### MATERIAL ###
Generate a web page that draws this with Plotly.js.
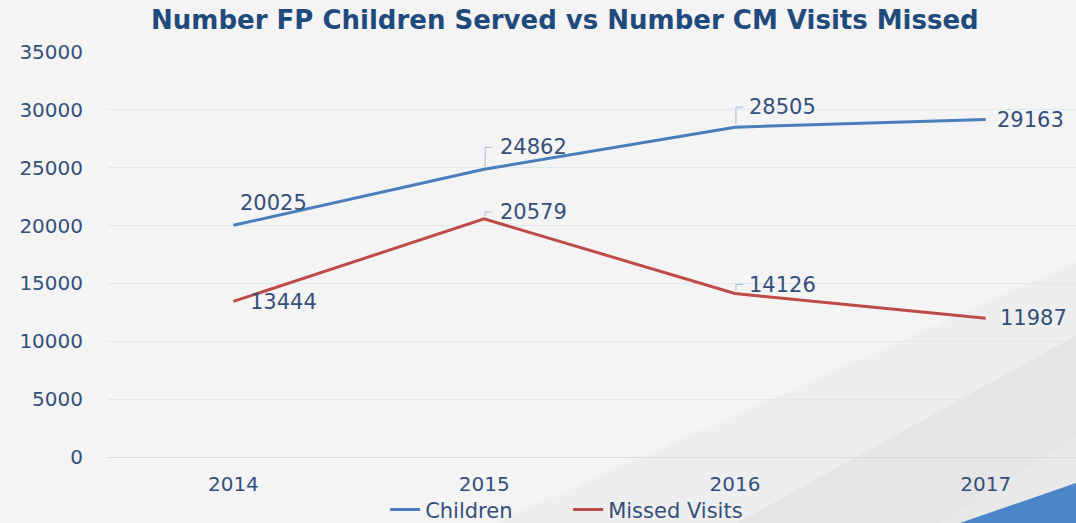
<!DOCTYPE html>
<html>
<head>
<meta charset="utf-8">
<script src="https://cdn.plot.ly/plotly-3.0.1.min.js"></script>
<style>html,body{margin:0;padding:0;background:#f3f3f3;}#chart{width:1076px;height:523px;}</style>
</head>
<body>
<div id="chart"></div>
<script>
const years = ['2014', '2015', '2016', '2017'];
const children = [20025, 24862, 28505, 29163];
const missedVisits = [13444, 20579, 14126, 11987];
const yTicks = [0, 5000, 10000, 15000, 20000, 25000, 30000, 35000];

const FONT = 'DejaVu Sans, Liberation Sans, Arial, sans-serif';
const TXT = '#34507a';

// label offsets (pixels) per point: [xshift, yshift, leader]
const childOff = [[5, 22, false], [14, 22, true], [12, 20, true], [9, 0, false]];
const missOff = [[15, -1, false], [14, 7, true], [12, 9, true], [12, 0, false]];

function makeAnn(vals, offs) {
  return vals.map((v, i) => ({
    x: i, y: v, xref: 'x', yref: 'y',
    text: String(v), font: {family: FONT, size: 21, color: TXT},
    xanchor: 'left', yanchor: 'middle', showarrow: false,
    xshift: offs[i][0], yshift: offs[i][1]
  }));
}
function makeLeaders(vals, offs) {
  const out = [];
  vals.forEach((v, i) => {
    const o = offs[i];
    if (!o[2]) return;
    out.push({type: 'path', xref: 'x', yref: 'y', xsizemode: 'pixel', ysizemode: 'pixel',
      xanchor: i, yanchor: v, line: {color: '#aebbd0', width: 1},
      path: 'M 1,3 L 1,' + o[1] + ' L 8,' + o[1]});
  });
  return out;
}

const traces = [
  {x: years, y: children, name: 'Children', type: 'scatter', mode: 'lines',
   line: {color: '#4a7ebb', width: 3}},
  {x: years, y: missedVisits, name: 'Missed Visits', type: 'scatter', mode: 'lines',
   line: {color: '#be4b48', width: 3}}
];

const bgShapes = [
  {type: 'path', xref: 'paper', yref: 'paper', layer: 'below', line: {width: 0},
   fillcolor: '#eeeeee', path: 'M 0.40,-0.163 L 1,0.48 L 1,-0.163 Z'},
  {type: 'path', xref: 'paper', yref: 'paper', layer: 'below', line: {width: 0},
   fillcolor: '#e6e6e6', path: 'M 0.65,-0.163 L 1,0.30 L 1,-0.163 Z'},
  {type: 'path', xref: 'paper', yref: 'paper', layer: 'below', line: {width: 0},
   fillcolor: '#e9e9e9', path: 'M 0.86,-0.163 L 1,0.05 L 1,-0.163 Z'},
  {type: 'path', xref: 'paper', yref: 'paper', layer: 'below', line: {width: 0},
   fillcolor: '#4a86c8', path: 'M 0.880,-0.163 L 1,-0.064 L 1,-0.163 Z'}
];

const layout = {
  width: 1076, height: 523,
  margin: {l: 108, r: 0, t: 52, b: 66},
  paper_bgcolor: '#f4f4f4', plot_bgcolor: 'rgba(0,0,0,0)',
  title: {text: '<b>Number FP Children Served vs Number CM Visits Missed</b>',
    font: {family: FONT, size: 26, color: '#1f4a7c'},
    x: 0.525, xref: 'container', xanchor: 'center', y: 0.962, yanchor: 'middle'},
  xaxis: {type: 'category', range: [-0.5, 3.36], showgrid: false, zeroline: false,
    automargin: false,
    ticks: 'outside', ticklen: 9, tickcolor: 'rgba(0,0,0,0)',
    tickfont: {family: FONT, size: 20, color: TXT}, fixedrange: true},
  yaxis: {range: [0, 35000], tickvals: yTicks, ticktext: yTicks.map(String),
    automargin: false,
    showgrid: true, gridcolor: '#dfe7f2', gridwidth: 1, zeroline: true, zerolinecolor: '#d3dce8',
    ticks: 'outside', ticklen: 20, tickcolor: 'rgba(0,0,0,0)',
    tickfont: {family: FONT, size: 20, color: TXT}, fixedrange: true},
  showlegend: true,
  legend: {orientation: 'h', x: 0.528, xref: 'container', xanchor: 'center',
    y: 0.025, yref: 'container', yanchor: 'middle', entrywidth: 138, entrywidthmode: 'pixels',
    font: {family: FONT, size: 21, color: TXT}, bgcolor: 'rgba(0,0,0,0)', itemwidth: 30},
  annotations: makeAnn(children, childOff).concat(makeAnn(missedVisits, missOff)),
  shapes: bgShapes.concat(makeLeaders(children, childOff), makeLeaders(missedVisits, missOff))
};

Plotly.newPlot('chart', traces, layout, {displayModeBar: false, staticPlot: true});
</script>
</body>
</html>
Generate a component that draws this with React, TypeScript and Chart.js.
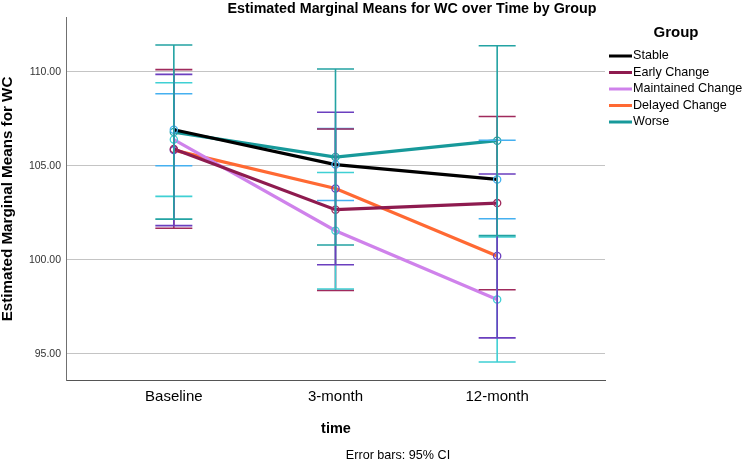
import React, { useEffect, useRef } from 'react';
import { Chart, registerables } from 'chart.js';

Chart.register(...registerables);

const timeLabels = ['Baseline', '3-month', '12-month'];
const groupNames = ['Stable', 'Early Change', 'Maintained Change', 'Delayed Change', 'Worse'];

const stableMean = [106.91, 105.06, 104.27];
const stableLow = [105.0, 103.15, 102.18];
const stableHigh = [108.83, 106.97, 106.35];

const earlyMean = [105.89, 102.66, 103.01];
const earlyLow = [101.67, 98.37, 98.4];
const earlyHigh = [110.11, 106.95, 107.62];

const maintainedMean = [106.39, 101.54, 97.88];
const maintainedLow = [103.37, 98.44, 94.56];
const maintainedHigh = [109.41, 104.64, 101.21];

const delayedMean = [105.83, 103.79, 100.2];
const delayedLow = [101.81, 99.73, 95.84];
const delayedHigh = [109.86, 107.84, 104.56];

const worseMean = [106.79, 105.46, 106.33];
const worseLow = [102.16, 100.78, 101.28];
const worseHigh = [111.42, 110.14, 111.38];

const yTicks = [95, 100, 105, 110];

const lineColors = ['#000000', '#8E1B4F', '#CF82EB', '#FF6933', '#17999A'];
const barColors = ['#45B0F0', '#A02A5C', '#3FD0D4', '#6B3FBF', '#23A3A3'];

const means = [stableMean, earlyMean, maintainedMean, delayedMean, worseMean];
const lows = [stableLow, earlyLow, maintainedLow, delayedLow, worseLow];
const highs = [stableHigh, earlyHigh, maintainedHigh, delayedHigh, worseHigh];

const FONT = '"Liberation Sans", Arial, sans-serif';

const errorBarPlugin = {
  id: 'errorBars',
  afterDatasetsDraw(chart: any) {
    const ctx = chart.ctx;
    const xs = chart.scales.x;
    const ys = chart.scales.y;
    ctx.save();
    for (let g = 0; g < means.length; g++) {
      ctx.strokeStyle = barColors[g];
      ctx.lineWidth = 1.6;
      for (let i = 0; i < timeLabels.length; i++) {
        const x = xs.getPixelForValue(i);
        const yl = ys.getPixelForValue(lows[g][i]);
        const yh = ys.getPixelForValue(highs[g][i]);
        ctx.beginPath();
        ctx.moveTo(x, yh);
        ctx.lineTo(x, yl);
        ctx.moveTo(x - 18.5, yh);
        ctx.lineTo(x + 18.5, yh);
        ctx.moveTo(x - 18.5, yl);
        ctx.lineTo(x + 18.5, yl);
        ctx.stroke();
      }
    }
    ctx.restore();
  },
};

const textPlugin = {
  id: 'texts',
  afterDraw(chart: any) {
    const ctx = chart.ctx;
    ctx.save();
    ctx.fillStyle = '#000';
    ctx.textAlign = 'center';
    ctx.textBaseline = 'middle';
    // main title
    ctx.font = `bold 14.3px ${FONT}`;
    ctx.fillText('Estimated Marginal Means for WC over Time by Group', 412, 9);
    // x title
    ctx.font = `bold 14.5px ${FONT}`;
    ctx.fillText('time', 336, 429);
    // footnote
    ctx.font = `12.6px ${FONT}`;
    ctx.fillText('Error bars: 95% CI', 398, 456);
    // y title
    ctx.save();
    ctx.translate(8, 199);
    ctx.rotate(-Math.PI / 2);
    ctx.font = `bold 15.2px ${FONT}`;
    ctx.fillText('Estimated Marginal Means for WC', 0, 0);
    ctx.restore();
    // legend
    ctx.font = `bold 15px ${FONT}`;
    ctx.fillText('Group', 676, 33);
    ctx.textAlign = 'left';
    ctx.font = `12.6px ${FONT}`;
    for (let g = 0; g < groupNames.length; g++) {
      const y = 56 + g * 16.5;
      ctx.strokeStyle = lineColors[g];
      ctx.lineWidth = 3;
      ctx.beginPath();
      ctx.moveTo(609, y);
      ctx.lineTo(632, y);
      ctx.stroke();
      ctx.fillStyle = '#000';
      ctx.fillText(groupNames[g], 633, y);
    }
    ctx.restore();
  },
};

export default function App() {
  const canvasRef = useRef<HTMLCanvasElement | null>(null);

  useEffect(() => {
    const canvas = canvasRef.current;
    if (!canvas) return;
    const chart = new Chart(canvas, {
      type: 'line',
      data: {
        datasets: groupNames.map((name, g) => ({
          label: name,
          data: means[g].map((v, i) => ({ x: i, y: v })),
          borderColor: lineColors[g],
          backgroundColor: lineColors[g],
          borderWidth: 3.2,
          tension: 0,
          pointRadius: 3.6,
          pointBorderWidth: 1.3,
          pointBorderColor: barColors[g],
          pointBackgroundColor: 'rgba(0,0,0,0)',
          fill: false,
        })),
      },
      options: {
        responsive: false,
        maintainAspectRatio: false,
        animation: false,
        devicePixelRatio: 1,
        layout: { padding: { left: 0, right: 139, top: 17, bottom: 0 } },
        plugins: {
          legend: { display: false },
          title: { display: false },
          tooltip: { enabled: false },
        },
        scales: {
          x: {
            type: 'linear',
            min: -0.667,
            max: 2.667,
            afterBuildTicks: (scale: any) => {
              scale.ticks = timeLabels.map((_, i) => ({ value: i }));
            },
            afterFit: (scale: any) => {
              scale.height = 84;
            },
            grid: { display: false, drawTicks: false },
            border: { display: true, color: '#555555', width: 1 },
            ticks: {
              padding: 8,
              color: '#000',
              font: { family: FONT, size: 15 },
              maxRotation: 0,
              autoSkip: false,
              callback: (v: any) => timeLabels[Math.round(v)] ?? '',
            },
          },
          y: {
            type: 'linear',
            min: 93.6,
            max: 112.91,
            afterBuildTicks: (scale: any) => {
              scale.ticks = yTicks.map((v) => ({ value: v }));
            },
            afterFit: (scale: any) => {
              scale.width = 66;
            },
            grid: { display: true, color: '#c4c4c4', lineWidth: 1, drawTicks: false },
            border: { display: true, color: '#707070', width: 1 },
            ticks: {
              padding: 5,
              color: '#333',
              font: { family: FONT, size: 10.5 },
              callback: (v: any) => Number(v).toFixed(2),
            },
          },
        },
      },
      plugins: [errorBarPlugin, textPlugin],
    });
    return () => chart.destroy();
  }, []);

  return (
    <div style={{ position: 'fixed', left: 0, top: 0, width: 744, height: 464, background: '#fff' }}>
      <canvas ref={canvasRef} width={744} height={464} style={{ width: 744, height: 464, display: 'block' }} />
    </div>
  );
}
###
WHAT YOU ARE ASKED TO DO: Look through the records and gather every line containing "React".

TASK ANSWER:
Generate a component that draws this with React, TypeScript and Chart.js.
import React, { useEffect, useRef } from 'react';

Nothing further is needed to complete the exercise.